If someone dies here then I am sad about it but it doesn't really upset me.  I was sad that my dad had died and in the way he did and I had one night of watching a couple of films and having a scotch or three and that was it really.  I had to tell the girls and it was my birthday the next day and so I had to be OK for that.  We raised a glass for dad and then it was pretty much business as usual.  By that I mean, I went up and spent a week with my mum sorting out all the arrangements and wrote the eulogy, argued with my brother who wanted a Requiem Mass type funeral when my father was at best tolerant of religion.  I needed to explain that it wasn't his funeral (or his guilt in reality) but our dad's funeral and he would want anything fussy and certainly not all this religious guff my brother wanted.  He can have that for his own funeral.

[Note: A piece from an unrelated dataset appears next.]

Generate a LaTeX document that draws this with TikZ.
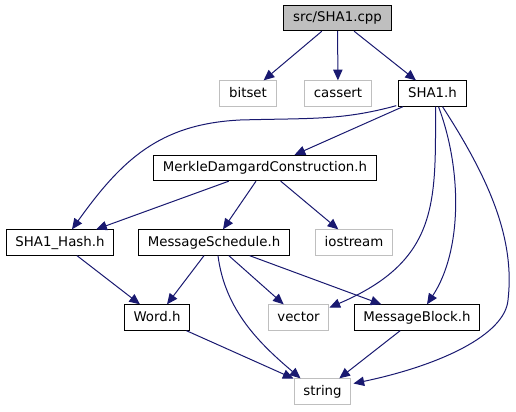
\documentclass[tikz,border=0pt]{standalone}
\usepackage{fontspec}
\setmainfont{DejaVu Sans}
\usetikzlibrary{arrows.meta}
\definecolor{depblue}{HTML}{191970}
\definecolor{sysgray}{HTML}{BFBFBF}

\begin{document}
\begin{tikzpicture}[
  x=0.75pt,y=-0.75pt,
  font=\fontsize{10}{12}\selectfont,
  file/.style={rectangle,draw=black,line width=0.75pt,inner xsep=7pt,inner ysep=0pt,
    minimum height=19pt,text height=7.5pt,text depth=2.2pt,fill=white},
  sysfile/.style={file,draw=sysgray},
  root/.style={file,fill=sysgray},
  dep/.style={-{Triangle[length=8pt,width=7pt]},color=depblue,line width=0.75pt},
]
\useasboundingbox (0,0) rectangle (516,411);
\node[root] (cpp) at (337.5,18) {src/SHA1.cpp};
\node[sysfile] (bitset) at (248,93.5) {bitset};
\node[sysfile] (cassert) at (338,93.5) {cassert};
\node[file] (sha1h) at (432.5,93.5) {SHA1.h};
\node[file] (merkle) at (265,168) {MerkleDamgardConstruction.h};
\node[file] (hash) at (60,242.5) {SHA1\_Hash.h};
\node[file] (sched) at (214,242.5) {MessageSchedule.h};
\node[sysfile] (iostream) at (354,242.5) {iostream};
\node[file] (word) at (157,317.5) {Word.h};
\node[sysfile] (vector) at (298.5,317.5) {vector};
\node[file] (block) at (417,317.5) {MessageBlock.h};
\node[sysfile] (string) at (322.5,391.5) {string};
% src/SHA1.cpp
\draw[dep] (cpp)--(bitset); \draw[dep] (cpp)--(cassert); \draw[dep] (cpp)--(sha1h);
% SHA1.h
\draw[dep] ([shift={(-2,-1)}]sha1h.south west) .. controls +(-55,15) and +(70,-2) .. (240,120)
  .. controls +(-80,4) and +(50,-70) .. ([shift={(12,0)}]hash.north);
\draw[dep] (sha1h)--(merkle);
\draw[dep] ([shift={(3,0)}]sha1h.south) .. controls +(0,95) and +(110,-47) .. ([shift={(0,-10)}]vector.east);
\draw[dep] ([shift={(6,0)}]sha1h.south) .. controls +(24,64) and +(35,-53) .. ([shift={(10,0)}]block.north);
\draw[dep] ([shift={(10,0)}]sha1h.south) .. controls +(48,74) and +(7,-60) .. (508,300)
  .. controls +(-3,35) and +(86,-18) .. ([shift={(2,-8)}]string.east);
% MerkleDamgardConstruction.h
\draw[dep] (merkle)--(hash); \draw[dep] (merkle)--(sched); \draw[dep] (merkle)--(iostream);
% second row
\draw[dep] (hash)--(word);
\draw[dep] (sched)--(word); \draw[dep] (sched)--(vector); \draw[dep] (sched)--(block);
\draw[dep] ([shift={(4,0)}]sched.south) .. controls +(7,55) and +(-40,-34) .. ([shift={(-22,0)}]string.north);
% bottom row
\draw[dep] (word)--(string); \draw[dep] (block)--(string);
\end{tikzpicture}
\end{document}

I don't have much empathy with politicians (as you know) and my fellow creatures here in the UK seem to be posting drivel again and sympathising with those being deported from the US and so on.  I doubt they get their news from anywhere other than the Guardian or the BBC to post such trite stuff so they don't get the time of day either.

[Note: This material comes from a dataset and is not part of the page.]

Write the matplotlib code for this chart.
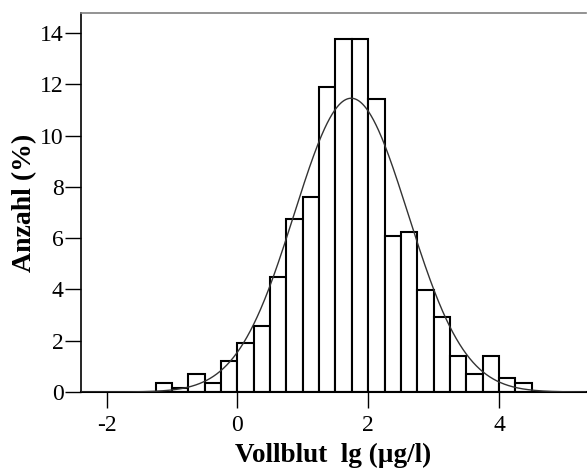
import numpy as np
import matplotlib
matplotlib.use("Agg")
import matplotlib.pyplot as plt

plt.rcParams['font.family'] = ['Liberation Serif', 'DejaVu Serif']
plt.rcParams['axes.unicode_minus'] = False

# Histogramm-Daten (Anteil in %), Klassenbreite 0.25
bin_edges = [-1.25, -1.0, -0.75, -0.5, -0.25, 0.0, 0.25, 0.5, 0.75, 1.0, 1.25,
             1.5, 1.75, 2.0, 2.25, 2.5, 2.75, 3.0, 3.25, 3.5, 3.75, 4.0, 4.25, 4.5]
percent = [0.35, 0.17, 0.70, 0.35, 1.22, 1.90, 2.59, 4.49, 6.74, 7.60, 11.90,
           13.78, 13.78, 11.43, 6.09, 6.24, 3.97, 2.94, 1.39, 0.70, 1.39, 0.55, 0.35]

# Normalverteilungs-Anpassung
fit_mean = 1.74
fit_sd = 0.87
bin_width = 0.25

fig = plt.figure(figsize=(5.87, 4.74), dpi=100)
ax = fig.add_axes([81 / 587, 82 / 474, 505 / 587, 379 / 474])

lefts = np.array(bin_edges[:-1])
widths = np.diff(bin_edges)
ax.bar(lefts, percent, width=widths, align='edge', facecolor='white',
       edgecolor='black', linewidth=1.5, zorder=2)

xs = np.linspace(-2.39, 5.33, 600)
pdf = 100 * bin_width / (fit_sd * np.sqrt(2 * np.pi)) * np.exp(-0.5 * ((xs - fit_mean) / fit_sd) ** 2)
ax.plot(xs, pdf, color='#333333', linewidth=1.0, zorder=3)

ax.set_xlim(-2.39, 5.33)
ax.set_ylim(0, 14.79)
ax.set_xticks([-2, 0, 2, 4])
ax.set_yticks([0, 2, 4, 6, 8, 10, 12, 14])
ax.tick_params(axis='both', direction='out', length=11.5, width=1.0, labelsize=17, pad=1)
ax.tick_params(axis='x', pad=5)

ax.spines['right'].set_visible(False)
ax.spines['top'].set_color('#808080')
ax.spines['top'].set_linewidth(1.2)
ax.spines['left'].set_linewidth(1.2)
ax.spines['bottom'].set_linewidth(1.5)

ax.set_xlabel('Vollblut  lg (µg/l)', fontsize=19.5, fontweight='bold', labelpad=5)
ax.set_ylabel('Anzahl (%)', fontsize=20, fontweight='bold', labelpad=2)

fig.savefig('out.png', dpi=100)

Stuff 3,000 miles away might be shocking to these people but they don't appear shocked by the goings on in our own country and are deranged when it comes to Trump and do not appear to actually investigate what is actually going on and what mandate he has.  We have a Dalek in charge here who does nothing other than p1ss me off every time he or his robot ministers speak.  They think that by saying something, it automatically happens somehow, by magic perhaps?  We should perhaps be worried about our own predicament first  rather than the land of the free 3,000 miles away from us.  So once again, zero empathy , some incredulity and some anger but I don't care what happens to them.

Back to death and I see that making objects out of the clothes of your dead relative is a thing?  So you hand over some stuff and they make a teddy bear or some such thing.  I have a small handful of things that were my father's and a few things from my grandparents.  Other than that, I don't have my children's baby shoes, first toys or any such thing.  What's the point?  They go in a shoe box, get put in a cupboard and forgotten about and when you die someone clearing out your cupboard throws them away unless maybe it's your kids and they keep them LOL.

INTJs are built differently and so whilst there is some emotion it quickly gives way to ongoing practicality and just getting on with your own life.  2025 has been bad so far with three deaths in three weeks.  It's the time of year of course and the older you get the more these appear closer to you.